All three are dual-boot with either Xubuntu or Lubuntu.
The 1 working laptop is a HP Compaq CQ45 with 6GB RAM and a fast Quad core Celeron chip. I use it to demo Windows 10 which I "voluntarily teach" at the City Library. Whether I boot it to Windows 10, or Lubuntu 14.04.4 LTS it works well.
The 1 that works slowly is a ASUS Ultrabook with a slow Celeron chip (1.1 or 1.2 ghz) and 2GB RAM. It's as slow as it sounds. When I boot it to Xubuntu 14.04.4 LTS however, it works much better.
The 1 that has just died on it's Windows 10 install is a ASUS Ultrabook FS502C with a Pentium Dual Core 2117U and 4GB RAM. Xubuntu 14.04.4 LTS is running fine on this one too: that's how I identified the chip, with "System Profiler and Benchmark". I have to confess the Windows 10 install is probably a hodge-podge mess, as I had used it for the preview editions, and it took booting with a Win10 1511 DVD to restore it last time it died.

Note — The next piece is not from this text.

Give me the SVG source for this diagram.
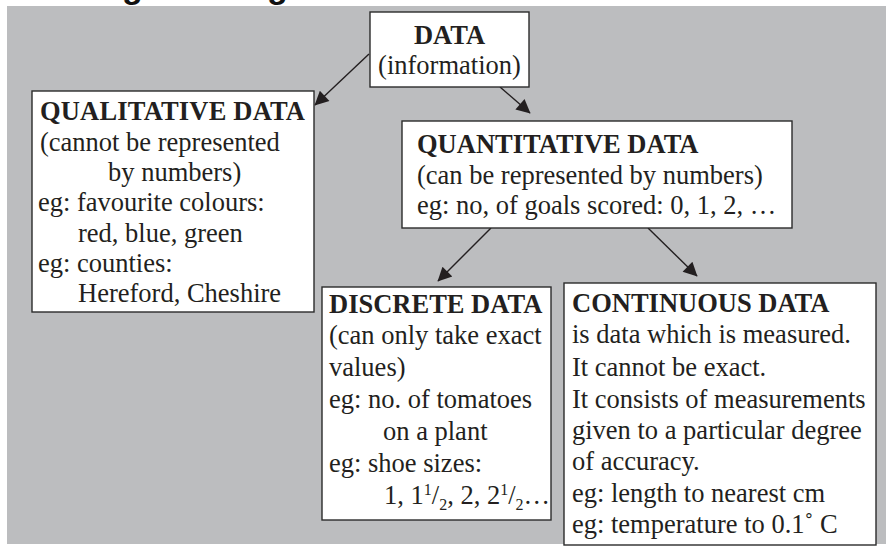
<svg xmlns="http://www.w3.org/2000/svg" width="886" height="552" viewBox="0 0 886 552">
<defs>
<style>
.box{fill:#fff;stroke:#2b2b2b;stroke-width:1.4}
.t{font-family:"Liberation Serif","Times New Roman",serif;font-size:26.5px;fill:#231f20}
.b{font-weight:bold}
.c{text-anchor:middle}
.conn{stroke:#231f20;stroke-width:1.4;fill:none;marker-end:url(#ah)}
.s{font-size:16px}
</style>
<marker id="ah" viewBox="0 0 10 10" refX="9.5" refY="5" markerUnits="userSpaceOnUse" markerWidth="16" markerHeight="14" orient="auto">
<path d="M0,0 L10,5 L0,10 z" fill="#231f20"/>
</marker>
</defs>
<rect x="0" y="0" width="886" height="552" fill="#fff"/>
<text x="122" y="-2" font-family="Liberation Sans, Arial, sans-serif" font-weight="bold" font-size="34" fill="#111">g</text>
<text x="267" y="-2" font-family="Liberation Sans, Arial, sans-serif" font-weight="bold" font-size="34" fill="#111">g</text>
<rect x="7" y="6" width="879" height="538" fill="#bcbdbf"/>

<g id="connectors">
<line class="conn" x1="369" y1="54" x2="315" y2="105"/>
<line class="conn" x1="500" y1="87" x2="530" y2="113"/>
<line class="conn" x1="491" y1="228" x2="438" y2="281"/>
<line class="conn" x1="648" y1="228" x2="697" y2="276"/>
</g>

<g id="data">
<rect class="box" x="370" y="12" width="159" height="75"/>
<text class="t b c" x="449.5" y="44" font-size="27">DATA</text>
<text class="t c" x="449.5" y="74" font-size="27">(information)</text>
</g>

<g id="qualitative">
<rect class="box" x="32" y="91" width="282" height="221"/>
<text class="t b" x="40" y="120" textLength="265">QUALITATIVE DATA</text>
<text class="t" x="40" y="151">(cannot be represented</text>
<text class="t" x="108" y="181">by numbers)</text>
<text class="t" x="38" y="211">eg: favourite colours:</text>
<text class="t" x="78" y="242">red, blue, green</text>
<text class="t" x="38" y="272">eg: counties:</text>
<text class="t" x="78" y="302">Hereford, Cheshire</text>
</g>

<g id="quantitative">
<rect class="box" x="402" y="121" width="390" height="107"/>
<text class="t b" x="417" y="153">QUANTITATIVE DATA</text>
<text class="t" x="417" y="184">(can be represented by numbers)</text>
<text class="t" x="417" y="214">eg: no, of goals scored: 0, 1, 2, …</text>
</g>

<g id="discrete">
<rect class="box" x="322" y="287" width="229" height="233"/>
<text class="t b" x="329" y="313">DISCRETE DATA</text>
<text class="t" x="329" y="344">(can only take exact</text>
<text class="t" x="329" y="376">values)</text>
<text class="t" x="329" y="408">eg: no. of tomatoes</text>
<text class="t" x="383" y="440">on a plant</text>
<text class="t" x="329" y="472">eg: shoe sizes:</text>
<text class="t" x="384" y="504">1, 1<tspan class="s" dy="-9">1</tspan><tspan dy="9">/</tspan><tspan class="s" dy="6">2</tspan><tspan dy="-6">, 2, 2</tspan><tspan class="s" dy="-9">1</tspan><tspan dy="9">/</tspan><tspan class="s" dy="6">2</tspan><tspan dy="-6">…</tspan></text>
</g>

<g id="continuous">
<rect class="box" x="564" y="283" width="312" height="262"/>
<text class="t b" x="572" y="312">CONTINUOUS DATA</text>
<text class="t" x="572" y="343">is data which is measured.</text>
<text class="t" x="572" y="376">It cannot be exact.</text>
<text class="t" x="572" y="408">It consists of measurements</text>
<text class="t" x="572" y="439">given to a particular degree</text>
<text class="t" x="572" y="470">of accuracy.</text>
<text class="t" x="572" y="502">eg: length to nearest cm</text>
<text class="t" x="572" y="533">eg: temperature to 0.1˚ C</text>
</g>
</svg>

As a volunteer at the City Library, I've encountered many people having problems because their laptop upgraded without them having particularly intended to.
Even experienced people have been caught out, and I've taken great delight in sharing GWX Control Panel with those who are horrified by the possibility it will happen "behind their back". I've also made careful note of the mention of Never10 in discussions here :-)

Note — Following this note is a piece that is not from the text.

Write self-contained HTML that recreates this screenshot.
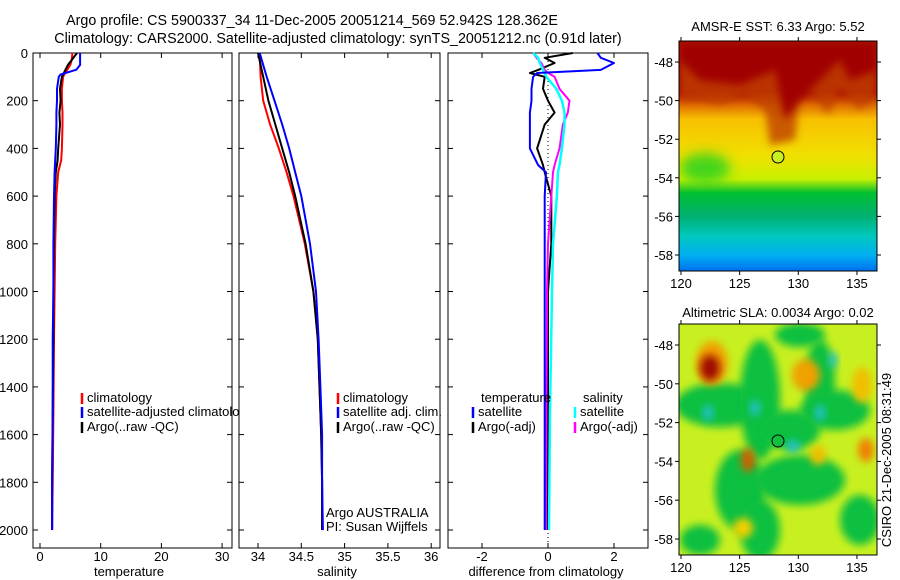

My advice to people is, if you like Windows 7 or 8.1, don't upgrade to 10. The earlier versions will be supported for what will probably by the life of the average laptop (another 4 years or so), and if they then buy a new one, they get Windows 10 by default ... hopefully a mature product by then. I have one laptop that has Windows 7 and the afore-mentioned Xubuntu 14.04.4 LTS ... and I'm guarding Windows 7 like my life depends on it. I have a desktop PC with Windows 8.1: ditto.
Microsoft might be pushing Windows 10 because it will make life easier for them, but the way they're doing it is not making life easier for customers.
I acknowledge that ongoing development and security issues change things, which is why I accept the eventual upgrading of my Linux installations from one LTS version to the next, but if I've paid good money for an operating system, I expect to keep it as long as I want to!